▶ **What you should do**: Each line that holds the word "script" counts once; report how many lines do so and nothing else.

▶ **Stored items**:
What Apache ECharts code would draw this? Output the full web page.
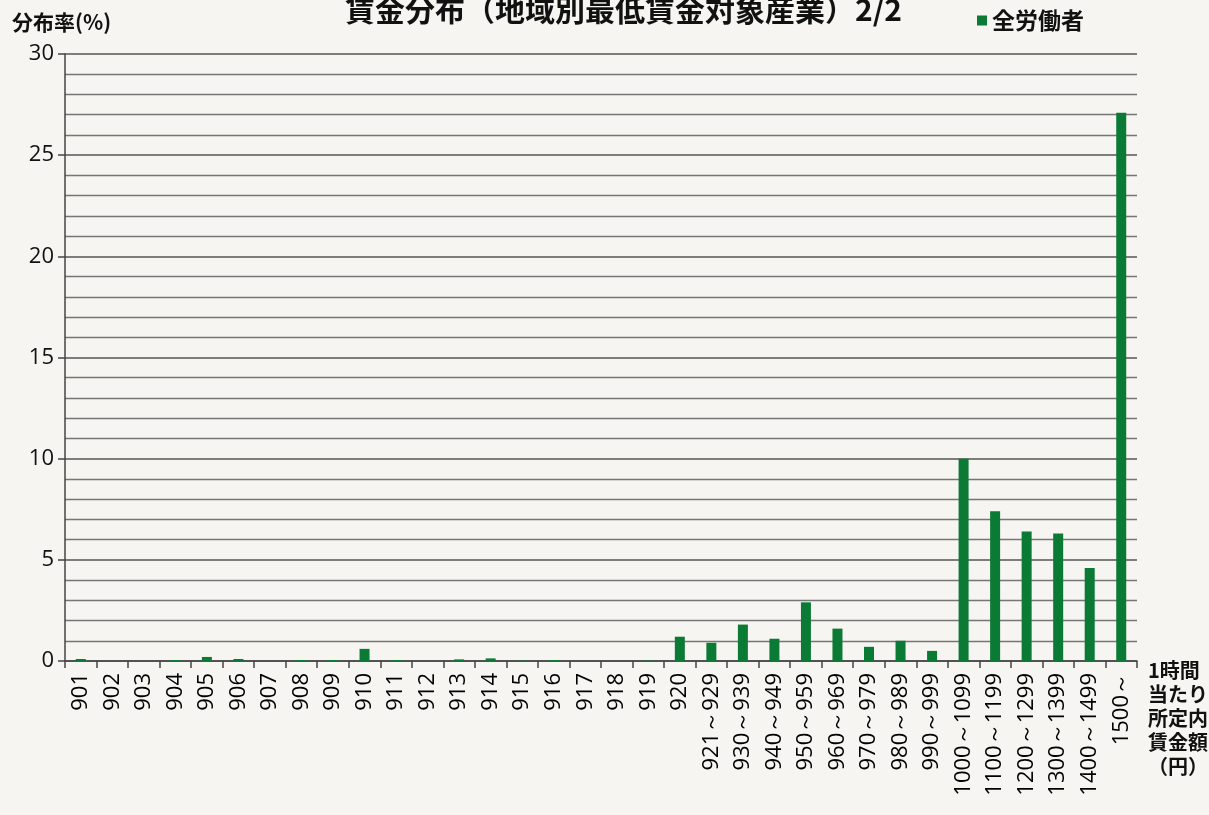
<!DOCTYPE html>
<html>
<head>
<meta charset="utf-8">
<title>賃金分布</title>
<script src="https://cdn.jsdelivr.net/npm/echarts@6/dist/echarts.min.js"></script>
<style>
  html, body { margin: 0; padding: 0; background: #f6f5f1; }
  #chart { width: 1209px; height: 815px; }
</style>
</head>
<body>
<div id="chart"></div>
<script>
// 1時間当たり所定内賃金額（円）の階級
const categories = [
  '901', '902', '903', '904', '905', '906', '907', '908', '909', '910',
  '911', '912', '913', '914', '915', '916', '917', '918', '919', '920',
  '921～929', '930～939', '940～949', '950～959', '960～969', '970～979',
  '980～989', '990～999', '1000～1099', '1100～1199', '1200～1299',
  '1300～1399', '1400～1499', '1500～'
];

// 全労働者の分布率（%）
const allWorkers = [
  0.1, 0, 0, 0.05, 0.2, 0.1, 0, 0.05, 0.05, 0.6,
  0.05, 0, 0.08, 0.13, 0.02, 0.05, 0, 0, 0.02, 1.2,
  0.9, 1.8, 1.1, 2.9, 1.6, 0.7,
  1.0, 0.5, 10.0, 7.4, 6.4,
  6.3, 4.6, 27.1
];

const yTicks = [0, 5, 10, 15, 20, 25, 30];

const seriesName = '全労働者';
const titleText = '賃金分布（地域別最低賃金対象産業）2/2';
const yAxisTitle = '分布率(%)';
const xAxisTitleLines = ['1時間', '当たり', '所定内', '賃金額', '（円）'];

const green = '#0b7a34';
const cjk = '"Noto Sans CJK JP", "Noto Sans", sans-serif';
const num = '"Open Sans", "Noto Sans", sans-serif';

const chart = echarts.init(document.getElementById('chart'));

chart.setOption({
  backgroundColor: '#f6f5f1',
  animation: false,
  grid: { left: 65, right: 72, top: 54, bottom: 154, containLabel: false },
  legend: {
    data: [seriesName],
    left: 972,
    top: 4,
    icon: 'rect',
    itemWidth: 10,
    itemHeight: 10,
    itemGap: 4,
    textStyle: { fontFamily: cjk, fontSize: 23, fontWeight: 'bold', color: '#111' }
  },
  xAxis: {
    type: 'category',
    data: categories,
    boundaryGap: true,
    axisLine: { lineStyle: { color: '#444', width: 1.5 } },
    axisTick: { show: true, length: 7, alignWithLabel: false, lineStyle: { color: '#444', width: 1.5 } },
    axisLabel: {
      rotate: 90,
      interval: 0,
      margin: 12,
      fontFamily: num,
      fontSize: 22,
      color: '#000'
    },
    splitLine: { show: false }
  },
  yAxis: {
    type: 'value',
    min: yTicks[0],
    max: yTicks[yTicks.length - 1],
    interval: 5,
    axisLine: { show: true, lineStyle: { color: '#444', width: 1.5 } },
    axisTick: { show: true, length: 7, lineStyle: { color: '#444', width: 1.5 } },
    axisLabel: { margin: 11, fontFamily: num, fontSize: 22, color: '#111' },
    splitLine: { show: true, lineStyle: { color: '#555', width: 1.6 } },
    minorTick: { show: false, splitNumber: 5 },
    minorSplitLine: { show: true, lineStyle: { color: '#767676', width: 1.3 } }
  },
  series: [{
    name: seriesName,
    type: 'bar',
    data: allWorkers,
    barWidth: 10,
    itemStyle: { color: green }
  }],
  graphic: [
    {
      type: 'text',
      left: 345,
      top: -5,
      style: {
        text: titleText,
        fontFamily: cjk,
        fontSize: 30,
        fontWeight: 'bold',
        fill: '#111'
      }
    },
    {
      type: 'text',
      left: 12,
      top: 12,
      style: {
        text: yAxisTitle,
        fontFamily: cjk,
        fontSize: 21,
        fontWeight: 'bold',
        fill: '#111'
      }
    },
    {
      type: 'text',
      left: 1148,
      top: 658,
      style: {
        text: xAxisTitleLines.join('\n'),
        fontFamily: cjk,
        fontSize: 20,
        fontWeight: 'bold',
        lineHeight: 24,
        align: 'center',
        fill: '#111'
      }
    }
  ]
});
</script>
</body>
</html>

==

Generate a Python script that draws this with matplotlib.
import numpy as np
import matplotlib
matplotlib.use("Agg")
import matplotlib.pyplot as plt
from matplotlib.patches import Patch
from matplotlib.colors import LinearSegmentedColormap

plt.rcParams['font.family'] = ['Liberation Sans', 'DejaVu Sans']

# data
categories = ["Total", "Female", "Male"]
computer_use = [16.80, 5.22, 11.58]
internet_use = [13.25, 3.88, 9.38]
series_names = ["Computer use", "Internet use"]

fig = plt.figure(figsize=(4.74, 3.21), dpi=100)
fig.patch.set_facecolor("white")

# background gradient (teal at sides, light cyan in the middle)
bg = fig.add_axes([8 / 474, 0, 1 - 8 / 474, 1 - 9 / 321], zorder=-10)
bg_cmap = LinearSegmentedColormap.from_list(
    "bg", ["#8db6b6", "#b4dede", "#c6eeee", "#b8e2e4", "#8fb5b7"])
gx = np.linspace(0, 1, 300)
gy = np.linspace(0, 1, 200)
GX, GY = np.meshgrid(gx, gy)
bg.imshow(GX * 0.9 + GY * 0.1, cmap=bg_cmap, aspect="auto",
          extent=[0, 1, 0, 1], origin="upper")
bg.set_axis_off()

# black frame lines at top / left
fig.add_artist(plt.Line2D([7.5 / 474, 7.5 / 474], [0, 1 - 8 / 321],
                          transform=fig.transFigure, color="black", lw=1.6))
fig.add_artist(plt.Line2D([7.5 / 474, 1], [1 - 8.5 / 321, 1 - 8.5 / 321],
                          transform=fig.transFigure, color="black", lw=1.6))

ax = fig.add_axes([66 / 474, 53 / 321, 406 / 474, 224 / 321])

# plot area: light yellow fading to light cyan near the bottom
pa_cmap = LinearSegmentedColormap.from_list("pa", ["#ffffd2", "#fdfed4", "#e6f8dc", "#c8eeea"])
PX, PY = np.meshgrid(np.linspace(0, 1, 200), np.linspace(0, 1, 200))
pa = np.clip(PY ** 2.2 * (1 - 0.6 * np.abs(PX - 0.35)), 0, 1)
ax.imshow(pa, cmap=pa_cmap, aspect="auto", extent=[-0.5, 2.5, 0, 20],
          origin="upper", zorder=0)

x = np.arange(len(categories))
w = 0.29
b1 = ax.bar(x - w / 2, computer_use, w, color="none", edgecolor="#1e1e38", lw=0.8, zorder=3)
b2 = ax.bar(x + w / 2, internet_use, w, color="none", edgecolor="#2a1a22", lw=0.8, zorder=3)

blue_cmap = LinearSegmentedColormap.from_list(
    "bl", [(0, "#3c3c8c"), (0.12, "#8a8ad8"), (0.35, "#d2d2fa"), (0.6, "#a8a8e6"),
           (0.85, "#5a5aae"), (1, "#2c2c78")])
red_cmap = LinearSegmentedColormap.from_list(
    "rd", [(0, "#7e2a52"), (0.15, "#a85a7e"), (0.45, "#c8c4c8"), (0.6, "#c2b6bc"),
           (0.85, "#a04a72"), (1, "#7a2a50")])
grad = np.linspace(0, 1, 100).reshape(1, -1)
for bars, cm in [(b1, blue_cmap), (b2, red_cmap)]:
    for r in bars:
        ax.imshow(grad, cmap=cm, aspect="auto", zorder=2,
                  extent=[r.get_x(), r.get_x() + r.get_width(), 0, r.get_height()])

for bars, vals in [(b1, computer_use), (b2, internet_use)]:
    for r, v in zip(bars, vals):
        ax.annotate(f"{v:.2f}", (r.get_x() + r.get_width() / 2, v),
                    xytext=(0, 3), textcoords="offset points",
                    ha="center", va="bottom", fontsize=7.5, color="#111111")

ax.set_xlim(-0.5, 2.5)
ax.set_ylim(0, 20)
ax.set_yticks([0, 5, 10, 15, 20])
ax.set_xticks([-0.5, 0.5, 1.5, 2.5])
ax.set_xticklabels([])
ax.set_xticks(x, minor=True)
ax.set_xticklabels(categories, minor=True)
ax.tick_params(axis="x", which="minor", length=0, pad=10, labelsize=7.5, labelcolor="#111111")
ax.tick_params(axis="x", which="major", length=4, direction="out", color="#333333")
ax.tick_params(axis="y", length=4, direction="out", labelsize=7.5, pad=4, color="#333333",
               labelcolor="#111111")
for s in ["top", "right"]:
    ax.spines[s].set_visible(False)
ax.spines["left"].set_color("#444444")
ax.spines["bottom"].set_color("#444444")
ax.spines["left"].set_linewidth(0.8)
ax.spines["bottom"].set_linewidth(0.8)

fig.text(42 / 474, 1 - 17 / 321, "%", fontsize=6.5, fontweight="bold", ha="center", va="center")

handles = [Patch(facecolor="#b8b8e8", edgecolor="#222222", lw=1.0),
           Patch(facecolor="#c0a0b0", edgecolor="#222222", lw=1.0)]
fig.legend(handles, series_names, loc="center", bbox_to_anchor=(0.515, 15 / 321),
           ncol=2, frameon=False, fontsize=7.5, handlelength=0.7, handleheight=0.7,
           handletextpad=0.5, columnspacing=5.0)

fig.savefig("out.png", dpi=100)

▶ **Written response**: 4